In this case, during this sequence of rounds, the proposed value suggested by correct
processes was not accepted by all correct processes. Note that this sequence of rounds 
is always finite as at the beginning of every
round there is at least a single correct process $c$ such that $validValue_c$
and $validRound_c$ are acceptable by every correct process. This is true as
there exists a correct process $c$ such that for every other correct process
$p$, $validRound_c > lockedRound_p$ or $validValue_c = lockedValue_p$. This is
true as $c$ is the process that has locked a value in the most recent round
among all correct processes (or no correct process locked any value).

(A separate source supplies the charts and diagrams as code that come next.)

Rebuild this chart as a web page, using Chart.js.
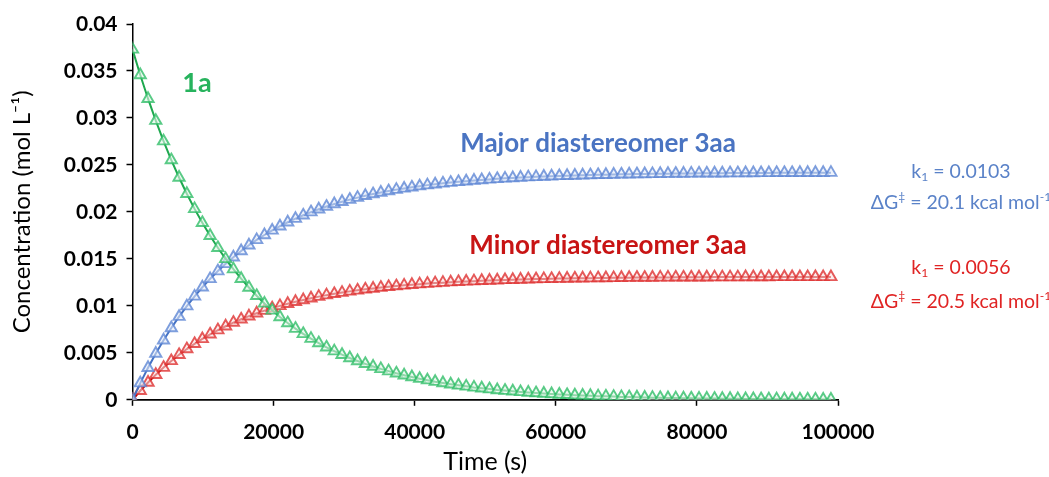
<!DOCTYPE html>
<html>
<head>
<meta charset="utf-8">
<script src="https://cdn.jsdelivr.net/npm/chart.js@4.4.0/dist/chart.umd.min.js"></script>
<style>
  html, body { margin: 0; padding: 0; background: #fff; }
  #wrap { width: 1049px; height: 477px; }
</style>
</head>
<body>
<div id="wrap"><canvas id="chart" width="1049" height="477"></canvas></div>
<script>
// sampling times (s)
const times = [0, 1100, 2200, 3300, 4400, 5500, 6600, 7700, 8800, 9900,
  11000, 12100, 13200, 14300, 15400, 16500, 17600, 18700, 19800, 20900,
  22000, 23100, 24200, 25300, 26400, 27500, 28600, 29700, 30800, 31900,
  33000, 34100, 35200, 36300, 37400, 38500, 39600, 40700, 41800, 42900,
  44000, 45100, 46200, 47300, 48400, 49500, 50600, 51700, 52800, 53900,
  55000, 56100, 57200, 58300, 59400, 60500, 61600, 62700, 63800, 64900,
  66000, 67100, 68200, 69300, 70400, 71500, 72600, 73700, 74800, 75900,
  77000, 78100, 79200, 80300, 81400, 82500, 83600, 84700, 85800, 86900,
  88000, 89100, 90200, 91300, 92400, 93500, 94600, 95700, 96800, 97900, 99000];

// 1a (mol/L)
const conc1a = [0.03730, 0.03457, 0.03205, 0.02971, 0.02753, 0.02552, 0.02366, 0.02193, 0.02032, 0.01884,
  0.01746, 0.01618, 0.01500, 0.01391, 0.01289, 0.01195, 0.01107, 0.01026, 0.00952, 0.00882,
  0.00817, 0.00758, 0.00702, 0.00651, 0.00604, 0.00559, 0.00518, 0.00480, 0.00445, 0.00413,
  0.00383, 0.00355, 0.00329, 0.00305, 0.00282, 0.00262, 0.00243, 0.00225, 0.00209, 0.00193,
  0.00179, 0.00166, 0.00154, 0.00143, 0.00132, 0.00123, 0.00114, 0.00105, 0.00098, 0.00091,
  0.00084, 0.00078, 0.00072, 0.00067, 0.00062, 0.00057, 0.00053, 0.00049, 0.00046, 0.00043,
  0.00039, 0.00037, 0.00034, 0.00031, 0.00029, 0.00027, 0.00025, 0.00023, 0.00021, 0.00020,
  0.00018, 0.00017, 0.00016, 0.00015, 0.00014, 0.00013, 0.00012, 0.00011, 0.00010, 0.00009,
  0.00009, 0.00008, 0.00007, 0.00007, 0.00006, 0.00006, 0.00005, 0.00005, 0.00005, 0.00004, 0.00004];

// major diastereomer 3aa
const concMajor = [0, 0.00177, 0.00341, 0.00493, 0.00634, 0.00764, 0.00885, 0.00997, 0.01101, 0.01198,
  0.01287, 0.01370, 0.01447, 0.01518, 0.01584, 0.01645, 0.01702, 0.01754, 0.01803, 0.01848,
  0.01890, 0.01928, 0.01964, 0.01998, 0.02028, 0.02057, 0.02084, 0.02108, 0.02131, 0.02152,
  0.02172, 0.02190, 0.02207, 0.02222, 0.02237, 0.02250, 0.02262, 0.02274, 0.02285, 0.02295,
  0.02304, 0.02312, 0.02320, 0.02327, 0.02334, 0.02340, 0.02346, 0.02352, 0.02357, 0.02361,
  0.02366, 0.02370, 0.02373, 0.02377, 0.02380, 0.02383, 0.02385, 0.02388, 0.02390, 0.02392,
  0.02395, 0.02396, 0.02398, 0.02400, 0.02401, 0.02403, 0.02404, 0.02405, 0.02406, 0.02407,
  0.02408, 0.02409, 0.02410, 0.02411, 0.02411, 0.02412, 0.02412, 0.02413, 0.02413, 0.02414,
  0.02414, 0.02415, 0.02415, 0.02416, 0.02416, 0.02416, 0.02417, 0.02417, 0.02417, 0.02417, 0.02418];

// minor diastereomer 3aa
const concMinor = [0, 0.00096, 0.00184, 0.00267, 0.00343, 0.00414, 0.00479, 0.00540, 0.00596, 0.00648,
  0.00697, 0.00742, 0.00783, 0.00822, 0.00857, 0.00890, 0.00921, 0.00949, 0.00976, 0.01000,
  0.01023, 0.01044, 0.01063, 0.01081, 0.01098, 0.01114, 0.01128, 0.01141, 0.01154, 0.01165,
  0.01176, 0.01185, 0.01195, 0.01203, 0.01211, 0.01218, 0.01225, 0.01231, 0.01237, 0.01242,
  0.01247, 0.01252, 0.01256, 0.01260, 0.01263, 0.01267, 0.01270, 0.01273, 0.01276, 0.01278,
  0.01281, 0.01283, 0.01285, 0.01287, 0.01288, 0.01290, 0.01291, 0.01293, 0.01294, 0.01295,
  0.01296, 0.01297, 0.01298, 0.01299, 0.01300, 0.01301, 0.01301, 0.01302, 0.01303, 0.01303,
  0.01304, 0.01304, 0.01304, 0.01305, 0.01305, 0.01306, 0.01306, 0.01306, 0.01306, 0.01307,
  0.01307, 0.01307, 0.01307, 0.01308, 0.01308, 0.01308, 0.01308, 0.01308, 0.01308, 0.01308, 0.01308];

const xTicks = [0, 20000, 40000, 60000, 80000, 100000];
const yTicks = [0, 0.005, 0.01, 0.015, 0.02, 0.025, 0.03, 0.035, 0.04];

const FONT = 'Lato, "Open Sans", sans-serif';

function toPoints(values) {
  return values.map((v, i) => ({ x: times[i], y: v }));
}

function series(values, line, marker, fill) {
  return {
    data: toPoints(values),
    borderColor: line,
    borderWidth: 2,
    pointStyle: 'triangle',
    pointRadius: 6.5,
    pointBorderWidth: 1.9,
    pointBorderColor: marker,
    pointBackgroundColor: fill,
    tension: 0
  };
}

// text with sub/superscript pieces, centred on (cx, cy)
function drawRich(ctx, parts, cx, cy, size, weight, color) {
  const segs = parts.map(([t, m]) => {
    const s = m ? size * 0.62 : size;
    ctx.font = `${weight} ${s}px ${FONT}`;
    return { t, m, s, w: ctx.measureText(t).width };
  });
  const total = segs.reduce((a, g) => a + g.w, 0);
  let x = cx - total / 2;
  ctx.fillStyle = color;
  ctx.textBaseline = 'middle';
  ctx.textAlign = 'left';
  segs.forEach(g => {
    ctx.font = `${weight} ${g.s}px ${FONT}`;
    const dy = g.m === 'sub' ? size * 0.28 : g.m === 'sup' ? -size * 0.3 : 0;
    ctx.fillText(g.t, x, cy + dy);
    x += g.w;
  });
}

const labelsPlugin = {
  id: 'labels',
  afterDraw(chart) {
    const ctx = chart.ctx;
    ctx.save();
    drawRich(ctx, [['1a', '']], 197, 83, 27, 'bold', '#27b35d');
    drawRich(ctx, [['Major diastereomer 3aa', '']], 598, 144, 26, 'bold', '#4a74c2');
    drawRich(ctx, [['Minor diastereomer 3aa', '']], 608, 246, 26, 'bold', '#c81414');

    drawRich(ctx, [['k', ''], ['1', 'sub'], [' = 0.0103', '']], 961, 172, 19.5, 'normal', '#5a82c8');
    drawRich(ctx, [['ΔG', ''], ['‡', 'sup'], [' = 20.1 kcal mol', ''], ['-1', 'sup']], 961, 203, 19.5, 'normal', '#5a82c8');
    drawRich(ctx, [['k', ''], ['1', 'sub'], [' = 0.0056', '']], 961, 268, 19.5, 'normal', '#e02424');
    drawRich(ctx, [['ΔG', ''], ['‡', 'sup'], [' = 20.5 kcal mol', ''], ['-1', 'sup']], 961, 302, 19.5, 'normal', '#e02424');
    ctx.restore();
  }
};

const ctx = document.getElementById('chart').getContext('2d');

new Chart(ctx, {
  type: 'scatter',
  data: {
    datasets: [
      series(conc1a, '#1fa84f', 'rgba(50,190,105,0.8)', 'rgba(225,245,232,0.6)'),
      series(concMajor, '#4472c4', 'rgba(95,135,212,0.8)', 'rgba(225,233,248,0.6)'),
      series(concMinor, '#c00000', 'rgba(222,50,50,0.8)', 'rgba(250,225,225,0.6)')
    ].map(d => Object.assign(d, { showLine: true }))
  },
  options: {
    responsive: false,
    devicePixelRatio: 1,
    animation: false,
    layout: { padding: { left: 8, right: 211, top: 24, bottom: 0 } },
    plugins: { legend: { display: false }, tooltip: { enabled: false } },
    scales: {
      x: {
        type: 'linear',
        min: 0,
        max: 100000,
        afterBuildTicks: s => { s.ticks = xTicks.map(v => ({ value: v })); },
        border: { color: '#000', width: 1.8 },
        grid: { drawOnChartArea: false, color: '#000', tickLength: 6, tickWidth: 1.5 },
        ticks: {
          color: '#000',
          font: { family: FONT, size: 21, weight: 'bold' },
          padding: 14,
          maxRotation: 0,
          autoSkip: false,
          callback: v => String(v)
        },
        title: {
          display: true,
          text: 'Time (s)',
          color: '#000',
          font: { family: FONT, size: 25 },
          padding: { top: -12, bottom: 0 }
        }
      },
      y: {
        min: 0,
        max: 0.04,
        afterBuildTicks: s => { s.ticks = yTicks.map(v => ({ value: v })); },
        border: { color: '#000', width: 1.5 },
        grid: { drawOnChartArea: false, color: '#000', tickLength: 6, tickWidth: 1.5 },
        ticks: {
          color: '#000',
          font: { family: FONT, size: 21, weight: 'bold' },
          padding: 9,
          autoSkip: false,
          callback: v => v === 0 ? '0' : String(parseFloat(v.toFixed(3)))
        },
        title: {
          display: true,
          text: 'Concentration (mol L⁻¹)',
          color: '#000',
          font: { family: FONT, size: 24 },
          padding: { top: 0, bottom: 18 }
        }
      }
    }
  },
  plugins: [labelsPlugin]
});
</script>
</body>
</html>
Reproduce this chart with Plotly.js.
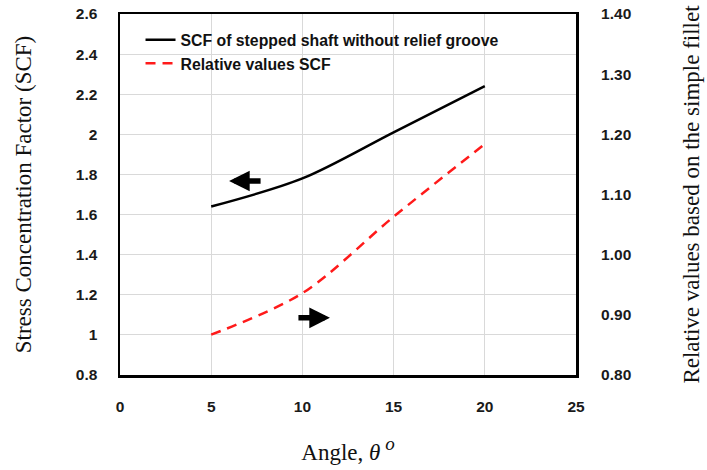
<!DOCTYPE html>
<html>
<head>
<meta charset="utf-8">
<script src="https://cdn.plot.ly/plotly-3.0.1.min.js"></script>
<style>
  html, body { margin: 0; padding: 0; background: #fff; }
  #chart { width: 707px; height: 470px; }
</style>
</head>
<body>
<div id="chart"></div>
<script>
// Fillet angle (degrees)
const angle = [5, 10, 15, 20];
// Stress concentration factor of the stepped shaft without relief groove (left axis)
const scf = [1.64, 1.78, 2.01, 2.24];
// Relative SCF values based on the simple fillet (right axis)
const relativeScf = [0.867, 0.936, 1.063, 1.184];

const xTicks = [0, 5, 10, 15, 20, 25];
const leftTicks = [0.8, 1, 1.2, 1.4, 1.6, 1.8, 2, 2.2, 2.4, 2.6];
const rightTicks = [0.8, 0.9, 1.0, 1.1, 1.2, 1.3, 1.4];

const tickFont = { family: 'Liberation Sans, Arial, sans-serif', size: 15.5, color: '#1a1a1a', weight: 'bold' };
const titleFont = { family: 'Liberation Serif, Times New Roman, serif', size: 23, color: '#111' };

const traces = [
  {
    x: angle, y: scf, type: 'scatter', mode: 'lines',
    name: 'SCF of stepped shaft without relief groove',
    line: { color: '#000', width: 2.5, shape: 'spline', smoothing: 0.9 },
    yaxis: 'y'
  },
  {
    x: angle, y: relativeScf, type: 'scatter', mode: 'lines',
    name: 'Relative values SCF',
    line: { color: '#ff1a1a', width: 2.5, dash: '10px,7px', shape: 'spline', smoothing: 0.9 },
    yaxis: 'y2'
  }
];

const layout = {
  width: 707, height: 470,
  margin: { l: 120, r: 131, t: 14, b: 95 },
  paper_bgcolor: '#fff', plot_bgcolor: '#fff',
  showlegend: true,
  legend: {
    x: 0.045, y: 0.975, xanchor: 'left', yanchor: 'top',
    bgcolor: 'rgba(0,0,0,0)',
    font: { family: 'Liberation Sans, Arial, sans-serif', size: 15.8, color: '#111', weight: 'bold' },
    tracegroupgap: 0, itemwidth: 30
  },
  xaxis: {
    range: [0, 25], tickvals: xTicks, ticktext: xTicks.map(String),
    showgrid: true, gridcolor: '#d9d9d9', gridwidth: 1,
    zeroline: false, showline: true, linecolor: '#000', linewidth: 2.5, mirror: true,
    ticks: 'outside', ticklen: 16, tickcolor: 'rgba(0,0,0,0)',
    tickfont: tickFont,
    title: {
      text: 'Angle, <i>θ</i><sup><span style="font-size:19px"> <i>o</i></span></sup>',
      font: titleFont, standoff: 30
    }
  },
  yaxis: {
    range: [0.8, 2.6], tickvals: leftTicks, ticktext: leftTicks.map(v => String(v)),
    showgrid: true, gridcolor: '#d9d9d9', gridwidth: 1,
    zeroline: false, showline: true, linecolor: '#000', linewidth: 2.5, mirror: true,
    ticks: 'outside', ticklen: 17, tickcolor: 'rgba(0,0,0,0)',
    tickfont: tickFont,
    title: { text: 'Stress Concentration Factor (SCF)', font: titleFont, standoff: 38 }
  },
  yaxis2: {
    range: [0.8, 1.4], overlaying: 'y', side: 'right',
    tickvals: rightTicks, ticktext: rightTicks.map(v => v.toFixed(2)),
    showgrid: false, zeroline: false, showline: false,
    ticks: 'outside', ticklen: 21, tickcolor: 'rgba(0,0,0,0)',
    tickfont: tickFont,
    title: { text: 'Relative values based on the simple fillet', font: titleFont, standoff: 52 }
  },
  annotations: [
    // arrow pointing to the left axis, next to the SCF curve
    { x: 5.98, y: 1.767, xref: 'x', yref: 'y', ax: 33, ay: 0, text: '',
      showarrow: true, arrowhead: 2, arrowsize: 0.75, arrowwidth: 5.5, arrowcolor: '#000' },
    // arrow pointing to the right axis, next to the relative curve
    { x: 11.51, y: 0.895, xref: 'x', yref: 'y2', ax: -33, ay: 0, text: '',
      showarrow: true, arrowhead: 2, arrowsize: 0.75, arrowwidth: 5.5, arrowcolor: '#000' }
  ]
};

Plotly.newPlot('chart', traces, layout, { displayModeBar: false, staticPlot: true });
</script>
</body>
</html>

Therefore,
eventually $c$ will be the proper in some round and the proposed value will be accepted
by all correct processes, terminating therefore this sequence of 
rounds. 

Therefore, updating $validValue$ and $validRound$ variables, and the
\emph{Gossip communication} property, together ensures that eventually, during
the good period, there exists a round with a correct proposer whose proposed
value will be accepted by all correct processes, and all correct processes will
terminate in that round. Note that this mechanism, contrary to the common
termination mechanism illustrated in the
Figure~\ref{ch3:fig:coordinator-change}, does not require exchanging any
additional information in addition to messages already sent as part of what is
normally being called "normal" case.